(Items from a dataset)
## start

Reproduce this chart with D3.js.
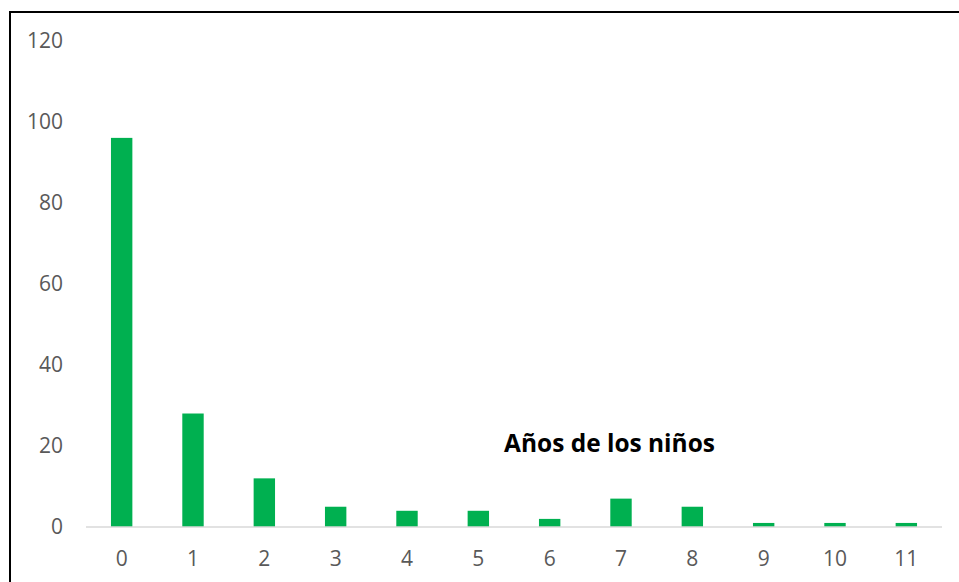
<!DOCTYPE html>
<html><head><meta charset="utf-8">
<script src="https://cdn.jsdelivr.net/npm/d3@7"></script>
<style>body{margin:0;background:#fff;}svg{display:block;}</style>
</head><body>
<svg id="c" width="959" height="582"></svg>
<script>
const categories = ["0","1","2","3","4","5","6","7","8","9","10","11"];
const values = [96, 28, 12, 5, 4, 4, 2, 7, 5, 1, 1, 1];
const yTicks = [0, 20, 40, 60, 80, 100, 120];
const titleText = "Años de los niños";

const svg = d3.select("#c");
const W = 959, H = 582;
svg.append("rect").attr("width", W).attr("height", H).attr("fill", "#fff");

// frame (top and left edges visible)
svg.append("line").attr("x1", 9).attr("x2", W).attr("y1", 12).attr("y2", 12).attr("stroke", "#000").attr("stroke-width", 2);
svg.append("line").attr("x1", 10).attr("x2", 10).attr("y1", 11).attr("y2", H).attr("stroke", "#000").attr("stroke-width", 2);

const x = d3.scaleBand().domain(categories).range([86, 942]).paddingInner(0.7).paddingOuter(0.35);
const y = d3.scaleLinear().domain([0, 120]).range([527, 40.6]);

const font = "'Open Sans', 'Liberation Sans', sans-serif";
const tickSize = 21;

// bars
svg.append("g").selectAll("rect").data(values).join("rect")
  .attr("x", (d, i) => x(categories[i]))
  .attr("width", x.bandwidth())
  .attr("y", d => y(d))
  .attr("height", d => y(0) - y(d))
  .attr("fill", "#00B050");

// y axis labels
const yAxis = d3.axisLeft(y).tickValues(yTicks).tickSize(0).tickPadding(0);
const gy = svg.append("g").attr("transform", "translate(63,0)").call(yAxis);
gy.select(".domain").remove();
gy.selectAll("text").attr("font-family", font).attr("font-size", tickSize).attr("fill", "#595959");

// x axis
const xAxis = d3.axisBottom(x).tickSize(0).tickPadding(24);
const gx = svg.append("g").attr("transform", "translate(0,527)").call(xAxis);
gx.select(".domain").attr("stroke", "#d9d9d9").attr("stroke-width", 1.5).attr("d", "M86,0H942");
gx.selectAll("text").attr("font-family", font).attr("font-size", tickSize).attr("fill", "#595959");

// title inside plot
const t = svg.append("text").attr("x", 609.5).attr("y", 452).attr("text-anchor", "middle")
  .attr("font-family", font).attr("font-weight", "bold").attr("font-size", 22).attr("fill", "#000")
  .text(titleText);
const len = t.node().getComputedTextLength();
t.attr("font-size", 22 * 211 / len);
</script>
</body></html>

## end
## start

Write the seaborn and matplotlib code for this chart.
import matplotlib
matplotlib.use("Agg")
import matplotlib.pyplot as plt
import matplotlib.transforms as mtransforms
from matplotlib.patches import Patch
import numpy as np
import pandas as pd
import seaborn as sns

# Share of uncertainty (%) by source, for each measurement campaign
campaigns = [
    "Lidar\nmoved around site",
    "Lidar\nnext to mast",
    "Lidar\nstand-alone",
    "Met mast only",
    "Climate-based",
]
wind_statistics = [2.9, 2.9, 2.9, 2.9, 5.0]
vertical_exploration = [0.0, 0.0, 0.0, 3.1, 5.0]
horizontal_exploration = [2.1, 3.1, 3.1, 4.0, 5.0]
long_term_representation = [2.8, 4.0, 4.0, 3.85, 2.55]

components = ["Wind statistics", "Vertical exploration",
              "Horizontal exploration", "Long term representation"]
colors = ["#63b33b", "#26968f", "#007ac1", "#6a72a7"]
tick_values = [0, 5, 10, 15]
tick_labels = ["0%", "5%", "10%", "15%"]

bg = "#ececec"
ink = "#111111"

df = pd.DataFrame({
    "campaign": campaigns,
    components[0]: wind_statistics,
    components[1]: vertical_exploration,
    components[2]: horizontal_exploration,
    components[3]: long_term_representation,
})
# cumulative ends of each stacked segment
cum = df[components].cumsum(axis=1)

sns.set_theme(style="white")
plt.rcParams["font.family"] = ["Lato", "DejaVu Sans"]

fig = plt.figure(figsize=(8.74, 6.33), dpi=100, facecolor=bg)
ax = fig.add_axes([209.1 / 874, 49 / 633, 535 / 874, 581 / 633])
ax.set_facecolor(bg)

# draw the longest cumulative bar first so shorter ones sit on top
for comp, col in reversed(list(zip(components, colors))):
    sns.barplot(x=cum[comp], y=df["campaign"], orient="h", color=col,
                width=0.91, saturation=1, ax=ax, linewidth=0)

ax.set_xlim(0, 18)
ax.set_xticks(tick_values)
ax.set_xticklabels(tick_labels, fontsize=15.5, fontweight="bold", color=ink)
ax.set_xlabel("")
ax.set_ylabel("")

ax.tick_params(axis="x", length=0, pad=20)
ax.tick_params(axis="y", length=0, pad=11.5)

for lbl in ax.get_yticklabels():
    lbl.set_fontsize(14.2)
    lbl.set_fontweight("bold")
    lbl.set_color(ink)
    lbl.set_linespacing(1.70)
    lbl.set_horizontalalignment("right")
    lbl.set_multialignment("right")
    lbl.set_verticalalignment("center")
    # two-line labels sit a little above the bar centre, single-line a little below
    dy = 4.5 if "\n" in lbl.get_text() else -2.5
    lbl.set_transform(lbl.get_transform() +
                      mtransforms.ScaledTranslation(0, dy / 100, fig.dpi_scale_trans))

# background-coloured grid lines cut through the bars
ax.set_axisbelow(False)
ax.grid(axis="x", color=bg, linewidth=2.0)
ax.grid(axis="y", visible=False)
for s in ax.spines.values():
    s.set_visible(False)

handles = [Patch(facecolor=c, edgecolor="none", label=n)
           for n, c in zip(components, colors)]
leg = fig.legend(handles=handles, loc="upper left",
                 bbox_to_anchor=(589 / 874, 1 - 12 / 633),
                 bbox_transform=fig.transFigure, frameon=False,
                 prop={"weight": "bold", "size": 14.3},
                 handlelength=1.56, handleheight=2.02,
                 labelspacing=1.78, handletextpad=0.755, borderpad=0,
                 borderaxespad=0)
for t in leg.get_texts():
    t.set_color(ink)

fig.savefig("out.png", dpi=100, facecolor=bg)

## end

- Set task
Above are the lines; repeat exactly the ones from the line containing "Write the seaborn" down to the line containing "cum = df[components].cumsum(axis=1)", both inclusive.

- Response below
Write the seaborn and matplotlib code for this chart.
import matplotlib
matplotlib.use("Agg")
import matplotlib.pyplot as plt
import matplotlib.transforms as mtransforms
from matplotlib.patches import Patch
import numpy as np
import pandas as pd
import seaborn as sns

# Share of uncertainty (%) by source, for each measurement campaign
campaigns = [
    "Lidar\nmoved around site",
    "Lidar\nnext to mast",
    "Lidar\nstand-alone",
    "Met mast only",
    "Climate-based",
]
wind_statistics = [2.9, 2.9, 2.9, 2.9, 5.0]
vertical_exploration = [0.0, 0.0, 0.0, 3.1, 5.0]
horizontal_exploration = [2.1, 3.1, 3.1, 4.0, 5.0]
long_term_representation = [2.8, 4.0, 4.0, 3.85, 2.55]

components = ["Wind statistics", "Vertical exploration",
              "Horizontal exploration", "Long term representation"]
colors = ["#63b33b", "#26968f", "#007ac1", "#6a72a7"]
tick_values = [0, 5, 10, 15]
tick_labels = ["0%", "5%", "10%", "15%"]

bg = "#ececec"
ink = "#111111"

df = pd.DataFrame({
    "campaign": campaigns,
    components[0]: wind_statistics,
    components[1]: vertical_exploration,
    components[2]: horizontal_exploration,
    components[3]: long_term_representation,
})
# cumulative ends of each stacked segment
cum = df[components].cumsum(axis=1)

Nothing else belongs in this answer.